What I took away from this project
  • The channel split between C0 and C1 was the single most strategically interesting finding. Two customer groups with near-identical travel profiles diverged entirely on where they booked, which meant two very different interventions for what initially looked like one audience.
  • Naming segments matters. Translating cluster centroids into personas like MSP Direct Bookers and MSP Deal Seekers made the results immediately usable for stakeholders who would never look at a centroid table. Communication is part of the analysis.
  • Framing findings around business objectives, not just statistical patterns, is what makes an analysis actionable. Every segment was evaluated through the lens of leadership's three stated goals: loyalty enrollment, direct channel growth, and vacation package differentiation.
  • Data gaps are part of the analysis. The absence of ancillary spend data, post-flight satisfaction scores, and loyalty conversion event tracking were not just limitations to acknowledge — they became the basis for a concrete long-term data strategy recommendation.
  • Unsupervised learning requires more judgment than supervised learning. There is no target variable to optimize against and no accuracy score to chase. Decisions about how many clusters to use, which features matter, and what a centroid means in business terms all come down to analyst judgment. That judgment is where the real work happens.
Tools and Skills
  • Python: primary language for the entire analysis. Used to load and inspect the dataset, run all EDA, build and evaluate clustering models, and generate every visualization.
  • pandas: used for data manipulation throughout: filtering rows, computing group-level summary statistics, and building the centroid comparison tables used to profile each segment.
  • scikit-learn: provided the KMeans algorithm and silhouette scoring. Used to fit models across k=2 through k=10 and select the optimal number of clusters.
  • matplotlib and seaborn: used to produce all visualizations including the elbow curve, silhouette plot, booking channel distributions, Ufly enrollment breakdown, and per-cluster destination bar charts.

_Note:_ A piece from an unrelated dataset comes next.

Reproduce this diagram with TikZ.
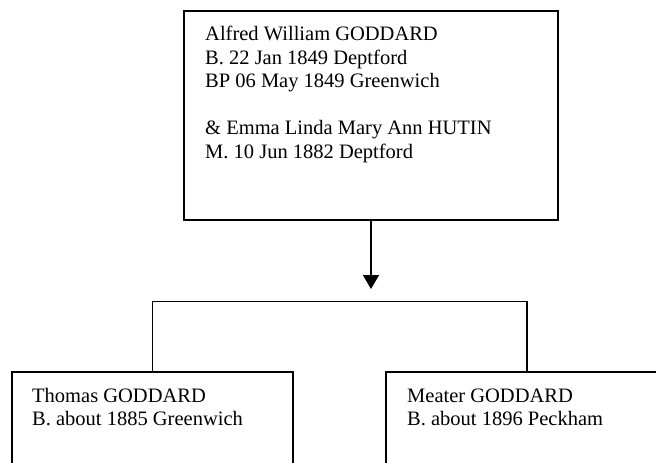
\documentclass[tikz,border=0pt]{standalone}
\usepackage{fontspec}
\setmainfont{Liberation Serif}
\usetikzlibrary{arrows.meta}
\newcommand{\famlines}[1]{\vtop{\baselineskip=23.5pt\lineskiplimit=-100pt\lineskip=0pt #1}}
\tikzset{
  personbox/.style={draw=black, line width=1.6pt, rectangle, inner sep=0pt, outer sep=0pt, anchor=north west},
  persontxt/.style={inner sep=0pt, anchor=base west, font=\fontsize{20.5pt}{23.5pt}\selectfont},
  link/.style={draw=black, line width=1.6pt},
}
\begin{document}
\begin{tikzpicture}[x=1pt, y=-1pt]
\useasboundingbox (0,0) rectangle (656,463);
\clip (0,0) rectangle (656,463);
\node[personbox, minimum width=374pt, minimum height=209pt] (parent) at (184,11) {};
\node[persontxt] (parenttxt) at (205,40.7) {\famlines{\hbox{Alfred William GODDARD}\hbox{B. 22 Jan 1849 Deptford}\hbox{BP 06 May 1849 Greenwich}\hbox{}\hbox{\& Emma Linda Mary Ann HUTIN}\hbox{M. 10 Jun 1882 Deptford}}};
\node[personbox, minimum width=281pt, minimum height=110pt] (left) at (12,372) {};
\node[persontxt] (lefttxt) at (32,402) {\famlines{\hbox{Thomas GODDARD}\hbox{B. about 1885 Greenwich}}};
\node[personbox, minimum width=282pt, minimum height=110pt] (right) at (386,372) {};
\node[persontxt] (righttxt) at (407,402) {\famlines{\hbox{Meater GODDARD}\hbox{B. about 1896 Peckham}}};
\coordinate (tip) at (parent.south |- {(0,289)});
\coordinate (bar) at (parent.south |- {(0,301.5)});
\draw[link, -{Triangle[width=16pt,length=14pt]}] (parent.south) -- (tip);
\draw[link] (left.north) -- (left.north |- bar) -- (right.north |- bar) -- (right.north);
\end{tikzpicture}
\end{document}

  • K-Means Clustering: core modeling technique. Applied to 88 normalized features to identify five behaviorally distinct customer groups from the raw booking data.
  • Elbow Method and Silhouette Analysis: used together to select k=5 as the optimal cluster count, balancing statistical fit with the requirement that segments be interpretable and actionable.
  • Business Communication: translated cluster centroids into named personas, mapped each segment to a specific leadership goal, and structured findings into a prioritized campaign brief for a non-technical audience.